Sometimes God simply says, “I know the plans I have for you.”
And we say, “What plans might those be exactly? I’d like to know if it’s going to be better than what I’ve been clinging to. Even though I don’t like it, at least I know what it is.”
And God says, “I have plans for you—for good and not for evil.”
And we reply, “Well, that’s just too vague, God. Can you be more specific?”
And the conversation continues until our pain forces us to scream the truth: “My choices and decisions aren’t working!” There we’ve finally said it. When we turn to God and open our tear-stained hands and say, “God, look at the mess I’ve made,” He gently extricates what we’re holding and makes it right. That’s all God wants. For us to be honest with Him and with ourselves. “‘Come now, and let us reason together,’ says the Lord, ‘though your sins are as scarlet, they will be as white as snow’” (Isaiah 1:18). Just in case we are afraid of the work it’s going to take to fix our situation, God offers to do the hardest part for us. He cleanses us and then empowers and encourages us to cooperate with His restoration plan.

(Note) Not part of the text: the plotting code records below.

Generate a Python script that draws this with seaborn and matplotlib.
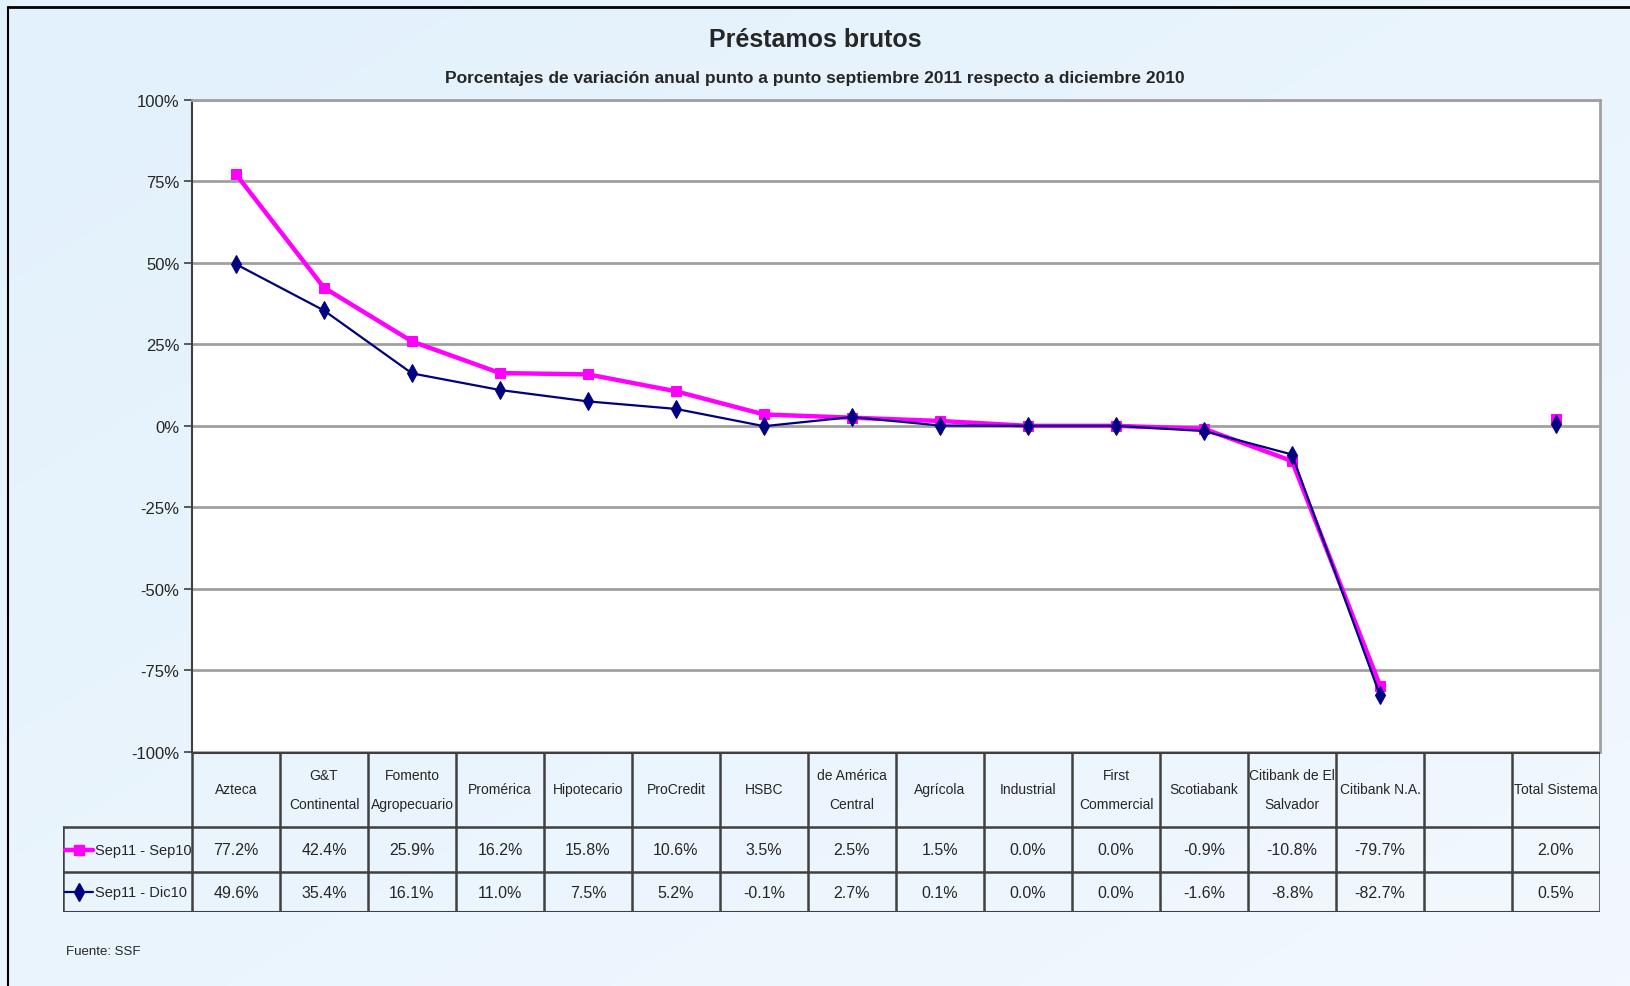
import numpy as np
import pandas as pd
import matplotlib.pyplot as plt
import seaborn as sns
from matplotlib.lines import Line2D

# datos
bancos = ["Azteca", "G&T\nContinental", "Fomento\nAgropecuario", "Promérica", "Hipotecario",
          "ProCredit", "HSBC", "de América\nCentral", "Agrícola", "Industrial",
          "First\nCommercial", "Scotiabank", "Citibank de El\nSalvador", "Citibank N.A.",
          "", "Total Sistema"]
sep11_sep10 = [77.2, 42.4, 25.9, 16.2, 15.8, 10.6, 3.5, 2.5, 1.5, 0.0, 0.0, -0.9, -10.8, -79.7, np.nan, 2.0]
sep11_dic10 = [49.6, 35.4, 16.1, 11.0, 7.5, 5.2, -0.1, 2.7, 0.1, 0.0, 0.0, -1.6, -8.8, -82.7, np.nan, 0.5]
series = ["Sep11 - Sep10", "Sep11 - Dic10"]
y_ticks = [-100, -75, -50, -25, 0, 25, 50, 75, 100]

estilos = {
    "Sep11 - Sep10": dict(color="#FF00FF", lw=3.2, marker="s", ms=7),
    "Sep11 - Dic10": dict(color="#000080", lw=1.6, marker="d", ms=9),
}

df = pd.DataFrame({"x": range(len(bancos)), "banco": bancos,
                   "Sep11 - Sep10": sep11_sep10, "Sep11 - Dic10": sep11_dic10})
# tramo: la columna vacia corta la linea
df["tramo"] = (df["banco"] == "").cumsum()
largo = df.melt(id_vars=["x", "banco", "tramo"], value_vars=series,
                var_name="serie", value_name="valor").dropna()

sns.set_style("white")
plt.rcParams["font.family"] = ["Liberation Sans", "DejaVu Sans"]

fig = plt.figure(figsize=(16.3, 9.87), dpi=100)

# fondo celeste con degradado
bg = fig.add_axes([0, 0, 1, 1], zorder=-10)
gx, gy = np.meshgrid(np.linspace(0, 1, 200), np.linspace(0, 1, 200))
grad = gx * 0.5 + gy * 0.5
bg.imshow(grad, cmap=sns.blend_palette(["#E2F1FC", "#F2F8FE"], as_cmap=True),
          extent=[0, 1, 0, 1], aspect="auto", origin="upper")
bg.set_xlim(0, 1)
bg.set_ylim(0, 1)
bg.axis("off")
bg.plot([8 / 1630, 8 / 1630], [1 - 8 / 987, 0], color="black", lw=1.5)
bg.plot([8 / 1630, 1], [1 - 8 / 987, 1 - 8 / 987], color="black", lw=2)

# grafico de lineas
ax = fig.add_axes([192 / 1630, 1 - 752.7 / 987, 1408 / 1630, (752.7 - 101) / 987])
ax.set_facecolor("white")
for s in series:
    st = estilos[s]
    sub = largo[largo["serie"] == s]
    for t, tr in sub.groupby("tramo"):
        sns.lineplot(data=tr, x="x", y="valor", ax=ax, color=st["color"], linewidth=st["lw"],
                     marker=st["marker"], markersize=st["ms"], markeredgecolor=st["color"],
                     estimator=None, legend=False, zorder=3)

ax.set_xlim(-0.5, len(bancos) - 0.5)
ax.set_ylim(-100, 100)
ax.set_yticks(y_ticks)
ax.set_yticklabels([f"{v}%" for v in y_ticks], fontsize=12)
ax.set_xticks([])
ax.set_xlabel("")
ax.set_ylabel("")
ax.grid(axis="y", color="#A0A0A0", lw=2)
ax.set_axisbelow(True)
ax.tick_params(axis="y", left=True, length=6, width=1.2, color="#404040", pad=3)
for side in ["top", "right"]:
    ax.spines[side].set_color("#A0A0A0")
    ax.spines[side].set_linewidth(2)
ax.spines["left"].set_color("#404040")
ax.spines["left"].set_linewidth(1.5)
ax.spines["bottom"].set_visible(False)

# tabla de datos
izq = -0.5 - 129 / 88
tb = fig.add_axes([63 / 1630, 1 - 913 / 987, 1537 / 1630, 160.3 / 987])
tb.set_xlim(izq, len(bancos) - 0.5)
tb.set_ylim(0, 1)
tb.axis("off")
y_h, y_1 = 0.530, 0.2495
lc = "#404040"
tb.plot([-0.5, len(bancos) - 0.5], [1, 1], color=lc, lw=2.2)
tb.plot([izq, len(bancos) - 0.5], [y_h, y_h], color=lc, lw=1.8)
tb.plot([izq, len(bancos) - 0.5], [y_1, y_1], color=lc, lw=1.8)
tb.plot([izq, len(bancos) - 0.5], [0, 0], color=lc, lw=2.2)
tb.plot([izq, izq], [0, y_h], color=lc, lw=1.8)
for k in range(len(bancos) + 1):
    tb.plot([k - 0.5, k - 0.5], [0, 1], color=lc, lw=1.8)

for i, b in enumerate(bancos):
    tb.text(i, (1 + y_h) / 2, b, ha="center", va="center", fontsize=10, linespacing=2.3)
    for s, yc in zip(series, [(y_h + y_1) / 2, y_1 / 2]):
        v = df[s][i]
        if not np.isnan(v):
            tb.text(i, yc, f"{v:.1f}%", ha="center", va="center", fontsize=11.5)

for s, yc in zip(series, [(y_h + y_1) / 2, y_1 / 2]):
    st = estilos[s]
    tb.add_line(Line2D([izq + 0.02, izq + 0.34], [yc, yc], color=st["color"], lw=st["lw"]))
    tb.plot([izq + 0.18], [yc], marker=st["marker"], ms=st["ms"], color=st["color"])
    tb.text(izq + 0.36, yc, s, ha="left", va="center", fontsize=10.5)

# titulos
fig.text(0.5, 1 - 40 / 987, "Préstamos brutos", ha="center", va="center",
         fontsize=18, fontweight="bold")
fig.text(0.5, 1 - 78 / 987, "Porcentajes de variación anual punto a punto septiembre 2011 respecto a diciembre 2010",
         ha="center", va="center", fontsize=12.5, fontweight="bold")
fig.text(66 / 1630, 1 - 952 / 987, "Fuente: SSF", ha="left", va="center", fontsize=9.5)

fig.savefig("out.png", dpi=100)
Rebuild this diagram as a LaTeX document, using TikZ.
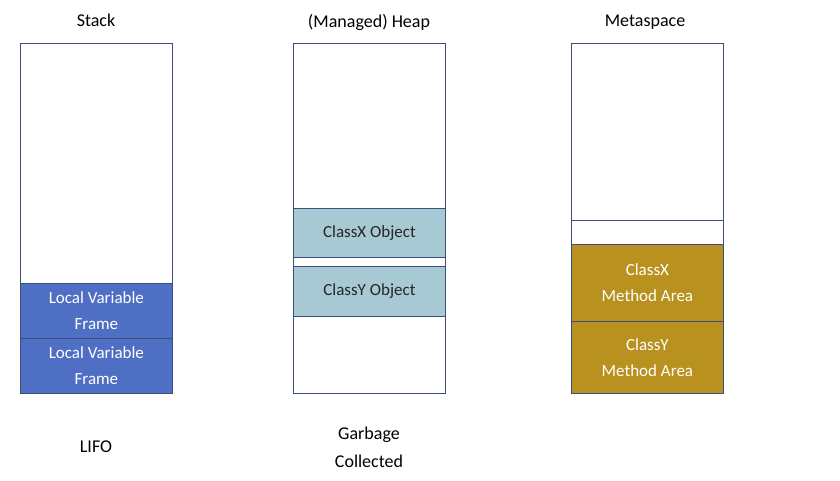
\documentclass[tikz,border=0pt]{standalone}
\usepackage{fontspec}
\setmainfont{Carlito}
\definecolor{framecol}{HTML}{4F6FC4}
\definecolor{objcol}{HTML}{A6C9D3}
\definecolor{methcol}{HTML}{B8911E}
\definecolor{edgecol}{HTML}{3B4F7A}
\tikzset{
  column/.style={draw=edgecol, line width=0.8pt, minimum width=152pt, minimum height=350pt, anchor=north west, inner sep=0pt},
  framebox/.style={draw=edgecol, line width=0.8pt, fill=framecol, text=white, minimum width=152pt, anchor=north west, inner sep=0pt, align=center},
  objbox/.style={draw=edgecol, line width=0.8pt, fill=objcol, text=black!85, minimum width=152pt, anchor=north west, inner sep=0pt, align=center},
  methbox/.style={draw=edgecol, line width=0.8pt, fill=methcol, text=white, minimum width=152pt, anchor=north west, inner sep=0pt, align=center},
  title/.style={font=\fontsize{18}{22}\selectfont, align=center}
}
\begin{document}
\begin{tikzpicture}[x=1pt, y=-1pt, font=\fontsize{17}{26}\selectfont]
  \useasboundingbox (0,0) rectangle (840,480);

  % Stack
  \node [column] (stack) at (20,43) {};
  \node [title] (stacktitle) at (96,20) {Stack};
  \node [framebox, minimum height=55pt] (frameA) at (20,283) {Local Variable\\Frame};
  \node [framebox, minimum height=55pt] (frameB) at (20,338) {Local Variable\\Frame};
  \node [title] (lifo) at (96,447) {LIFO};

  % Heap
  \node [column] (heap) at (293,43) {};
  \node [title] (heaptitle) at (369,22) {(Managed) Heap};
  \node [objbox, minimum height=49pt] (objX) at (293,208) {ClassX Object};
  \node [objbox, minimum height=50pt] (objY) at (293,266) {ClassY Object};
  \node [title, font=\fontsize{18}{28}\selectfont] (gc) at (369,447) {Garbage\\Collected};

  % Metaspace
  \node [column] (meta) at (571,43) {};
  \node [title] (metatitle) at (645,22) {Metaspace};
  \draw [edgecol, line width=0.8pt] (meta.west |- 0,220) -- (meta.east |- 0,220);
  \node [methbox, minimum height=77pt] (methX) at (571,244) {ClassX\\Method Area};
  \node [methbox, minimum height=72pt] (methY) at (571,321) {ClassY\\Method Area};
\end{tikzpicture}
\end{document}
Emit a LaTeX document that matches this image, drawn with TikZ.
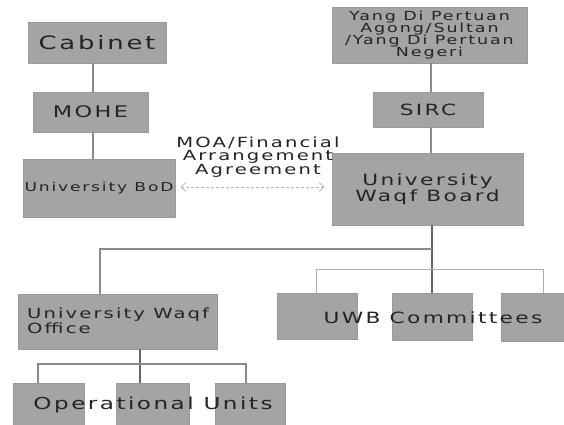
\documentclass[tikz,border=0pt]{standalone}
\usepackage{fontspec}
\usetikzlibrary{arrows.meta}
\newfontfamily\wide[FakeStretch=1.4,LetterSpace=15]{DejaVu Sans}
\definecolor{boxgray}{HTML}{A4A4A4}
\definecolor{boxedge}{HTML}{9A9A9A}
\definecolor{inkgray}{HTML}{242424}
\definecolor{linegray}{HTML}{8A8A8A}
\definecolor{dashgray}{HTML}{B8B8B8}
\newcommand{\fs}[2]{\fontsize{#1}{#2}\selectfont\wide}
\tikzset{
  orgbox/.style={rectangle, fill=boxgray, draw=boxedge, line width=0.6pt,
    inner sep=0pt, text=inkgray, align=center},
  bare/.style={inner sep=0pt, text=inkgray, align=center},
  link/.style={draw=linegray, line width=1.1pt},
  darklink/.style={draw=black!60, line width=1.1pt},
  dual/.style={draw=dashgray, line width=0.8pt, dashed, dash pattern=on 3pt off 2pt,
    {Straight Barb[length=5pt,width=9pt]}-{Straight Barb[length=5pt,width=9pt]}},
}
\begin{document}
\begin{tikzpicture}[x=1pt,y=-1pt]
\clip (0,0) rectangle (564,424);
\fill[white] (0,0) rectangle (564,424);

% government side
\node[orgbox, minimum width=138pt, minimum height=41pt, font=\fs{18.5}{20}] (cab) at (97,42.5) {Cabinet};
\node[orgbox, minimum width=115pt, minimum height=40pt, font=\fs{16}{18}] (mohe) at (90.5,112) {MOHE};
\node[orgbox, minimum width=152pt, minimum height=58pt, font=\fs{12.2}{13}] (bod) at (99,188) {University BoD};

% religious side
\node[orgbox, minimum width=195pt, minimum height=56pt, font=\fs{12.5}{12.1}] (yang) at (429.5,35)
  {Yang Di Pertuan\\Agong/Sultan\\/Yang Di Pertuan\\Negeri};
\node[orgbox, minimum width=110pt, minimum height=35pt, font=\fs{15.5}{17}] (sirc) at (428,109.5) {SIRC};
\node[orgbox, minimum width=191pt, minimum height=72pt, font=\fs{15.5}{15.5}] (uwb) at (427.5,189)
  {University\\Waqf Board};

% agreement between the boards
\node[bare, font=\fs{14}{13.5}] (moa) at (258,157) {MOA/Financial\\Arrangement\\Agreement};

% lower level boxes
\node[orgbox, minimum width=199pt, minimum height=55pt] (uwo) at (117.5,321.5) {};

\node[orgbox, minimum width=71pt, minimum height=47pt] (op1) at (48.5,406.5) {};
\node[orgbox, minimum width=73pt, minimum height=47pt] (op2) at (152.5,406.5) {};
\node[orgbox, minimum width=70pt, minimum height=47pt] (op3) at (250,406.5) {};

\node[orgbox, minimum width=80pt, minimum height=46pt] (com1) at (317,316) {};
\node[orgbox, minimum width=80pt, minimum height=47pt] (com2) at (432,316.5) {};
\node[orgbox, minimum width=69pt, minimum height=48pt] (com3) at (535.5,317) {};

% reporting lines, government side
\draw[link] ([xshift=-4pt]cab.south) -- ([xshift=-4pt]cab.south |- mohe.north);
\draw[link] ([xshift=-4pt]cab.south |- mohe.south) -- ([xshift=-4pt]cab.south |- bod.north);

% reporting lines, religious side
\draw[link] ([xshift=1.5pt]yang.south) -- ([xshift=1.5pt]yang.south |- sirc.north);
\draw[link] ([xshift=1.5pt]yang.south |- sirc.south) -- ([xshift=1.5pt]yang.south |- uwb.north);

% agreement arrow
\draw[dual] ([xshift=5pt]bod.east |- 0,187) -- ([xshift=-7pt]uwb.west |- 0,187);

% board to office and committees
\coordinate (trunk) at (com2.north |- 0,249);
\coordinate (uwoknee) at ([xshift=-17.5pt]uwo.north |- trunk);
\draw[darklink] (com2.north |- uwb.south) -- (com2.north);
\draw[link] (trunk) -- (uwoknee) -- ([xshift=-17.5pt]uwo.north);

\coordinate (combusL) at ([xshift=-1pt]com1.north |- 0,269);
\coordinate (combusR) at ([xshift=7.5pt]com3.north |- 0,269);
\draw[draw=linegray!70, line width=1pt] ([xshift=-1pt]com1.north) -- (combusL) -- (combusR) -- ([xshift=7.5pt]com3.north);

% office to operational units
\coordinate (opbusL) at ([xshift=-10.5pt]op1.north |- 0,364);
\coordinate (opbusR) at ([xshift=-4pt]op3.north |- 0,364);
\draw[darklink] ([xshift=-12.5pt]op2.north |- uwo.south) -- ([xshift=-12.5pt]op2.north);
\draw[link] ([xshift=-10.5pt]op1.north) -- (opbusL) -- (opbusR) -- ([xshift=-4pt]op3.north);

% labels laid over the boxes
\node[bare, anchor=west, align=left, font=\fs{14}{13.5}] (uwotext) at (27,320.5) {University Waqf\\Office};
\node[bare, font=\fs{16.5}{18}] (optext) at (153,405) {Operational Units};
\node[bare, font=\fs{15.5}{16}] (comtext) at (433,318) {UWB Committees};
\end{tikzpicture}
\end{document}
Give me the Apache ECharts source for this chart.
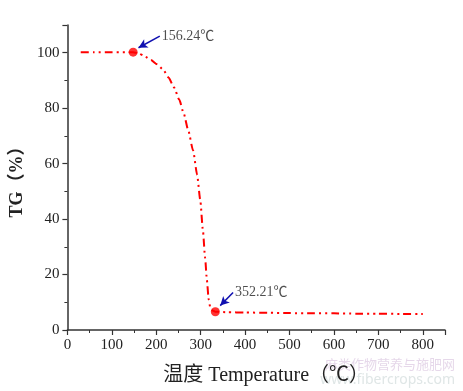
<!DOCTYPE html>
<html><head><meta charset="utf-8">
<script src="https://cdn.jsdelivr.net/npm/echarts@6/dist/echarts.min.js"></script>
<style>html,body{margin:0;padding:0;background:#fff}#c{width:463px;height:391px}</style>
</head><body><div id="c"></div>
<script>
// TG curve (temperature °C, TG %)
const temps = [30, 60, 100, 130, 148, 160, 173, 188, 202, 215, 228, 240, 252, 262, 272, 283, 292, 299, 305, 310, 314, 318, 322, 327, 333, 360, 400, 450, 500, 550, 600, 650, 700, 750, 800];
const tg    = [100.2, 100.2, 100.2, 100.2, 100.2, 99.8, 98.8, 97.4, 95.8, 94, 91, 87.5, 83, 78, 72, 64.7, 56, 47, 36, 26, 18, 11, 7.8, 7.0, 6.6, 6.4, 6.3, 6.2, 6.1, 6.0, 6.0, 5.9, 5.9, 5.8, 5.8];
// marked points
const markX = [148, 333];
const markY = [100.2, 6.6];
const markLabels = ['156.24℃', '352.21℃'];
// arrow tails / tips (data units)
const arrowTail = [[208, 106], [373, 13.5]];
const arrowTip = [[160, 101.8], [344, 8.8]];

const serif = '"Liberation Serif","Noto Sans CJK SC",serif';
const chart = echarts.init(document.getElementById('c'));
chart.setOption({
  animation: false,
  backgroundColor: '#fff',
  grid: {left: 66, right: 18, top: 25, bottom: 61},
  xAxis: {
    type: 'value', min: 0, max: 850, interval: 100,
    name: '温度 Temperature（℃）', nameLocation: 'middle', nameGap: 36,
    nameTextStyle: {fontFamily: serif, fontSize: 20, color: '#222', padding: [0, 0, 0, 20]},
    axisLine: {lineStyle: {color: '#333', width: 1.5}},
    axisTick: {inside: false, length: 5, lineStyle: {color: '#333', width: 1.2}},
    minorTick: {show: true, splitNumber: 2, length: 3, lineStyle: {color: '#333', width: 1}},
    axisLabel: {fontFamily: serif, fontSize: 15, color: '#222', margin: 8, showMaxLabel: false},
    splitLine: {show: false}
  },
  yAxis: {
    type: 'value', min: 0, max: 110, interval: 20,
    name: 'TG（%）', nameLocation: 'middle', nameGap: 40, nameRotate: 90,
    nameTextStyle: {fontFamily: serif, fontSize: 18, fontWeight: 'bold', color: '#222'},
    axisLine: {show: true, lineStyle: {color: '#333', width: 1.5}},
    axisTick: {show: true, inside: false, length: 5, lineStyle: {color: '#333', width: 1.2}},
    minorTick: {show: true, splitNumber: 2, length: 3, lineStyle: {color: '#333', width: 1}},
    axisLabel: {fontFamily: serif, fontSize: 15, color: '#222', margin: 8, showMaxLabel: false},
    splitLine: {show: false}
  },
  series: [
    {
      type: 'line', data: temps.map((t, i) => [t, tg[i]]), smooth: 0.2, smoothMonotone: 'x', showSymbol: false,
      lineStyle: {color: '#ff0000', width: 2, type: [8, 4, 2, 4, 2, 4]}, z: 2
    },
    {
      type: 'scatter', data: markX.map((x, i) => [x, markY[i]]), symbolSize: 9,
      itemStyle: {color: '#ff0000'}, z: 3
    },
    {
      type: 'scatter', symbolSize: 0,
      data: arrowTail.map((p, i) => ({value: p, label: {formatter: markLabels[i]}})),
      label: {show: true, position: 'right', distance: 2, fontFamily: serif, fontSize: 14, color: '#222'},
      markLine: {
        silent: true, symbol: ['none', 'arrow'], symbolSize: [7, 9], animation: false,
        lineStyle: {color: '#1010b0', width: 1.5, type: 'solid'}, label: {show: false},
        data: arrowTail.map((p, i) => [{coord: p}, {coord: arrowTip[i]}])
      }
    }
  ],
  graphic: [
    {type: 'text', right: 8, bottom: 20, style: {text: '麻类作物营养与施肥网', fill: '#e6d8ea', font: '13px "Noto Sans CJK SC"'}},
    {type: 'text', right: 8, bottom: 4, style: {text: 'www.fibercrops.com', fill: '#dfe6e6', font: '14px "Noto Sans"'}}
  ]
});
</script></body></html>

Acknowledging the truth about where we are and where we’d like to be is the beginning of the route to freedom. Acknowledging both of these illuminates the path to get to the other side of our situations. The truth is our guide, noting where we want to go, where we are now, and calculating the best route to arrive at our desired destinations. But it can’t do that without first knowing where we are. When we grow weary of our location personally, spiritually, financially, professionally, or emotionally, we can let our exhaustion give way to the truth instead of making excuses for staying where we are. Don’t wait until life stares you in the eyes and asks for what you don’t have. Take a deep breath, exhale, and talk to God today…right now. Tell Him the truth and ask for His help.
What is the truth about your current situation?
Are you having difficulty embracing or confessing this truth?
What needs to happen so you will face the truth and do something different this time?
What coping strategies are no longer working for you?
What are you going to do about that?